All three baseball venues have also hosted other sporting events, including American football, soccer and ice hockey, and each stadium can host more than 40,000 spectators. Wrigley Field is the home of the Chicago Cubs baseball team, while the Yankee Stadium and the Dodger Stadium are home venues for the New York Yankees and Los Angeles Dodgers. The exhibition cricket matches are likely to be scheduled after the end of the 2015 Major League Baseball season in October.
Warne said he and Tendulkar had come up with the idea for promoting the game, inspired by the exhibition basketball team, the Harlem Globetrotters.
"Myself and Sachin had an idea - why not take cricket to America and be the Harlem Globetrotters, go around and do free exhibitions at schools … help grow the game of cricket (in a country where there are already) 45 teams in LA?" Warne said.

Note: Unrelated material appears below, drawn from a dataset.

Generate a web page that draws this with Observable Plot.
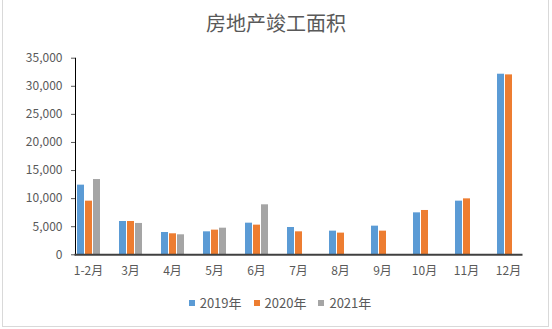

According to Warne, 28 players, including Glenn McGrath, Rahul Dravid, Jacques Kallis, Adam Gilchrist, Sourav Ganguly, VVS Laxman, Brian Lara and Wasim Akram, have signed on for the series. He also said the organisers were in talks with the ICC and the USA Cricket Association for their involvement and support.
"We've signed around 28 players who have all said, 'If you and Sachin are doing it, we'd like to do it as well'," Warne said. "We've got all the players you'd want to see from the past 20 years. Part of the all-stars idea is we go around and the people who haven't had the opportunity to see these guys play over the years because they're based in the States can come.
"We've met with the ICC who are very happy to be on board with us so we just want them to be official partners with us. We're speaking with the American Cricket Association to make sure they can help us as well."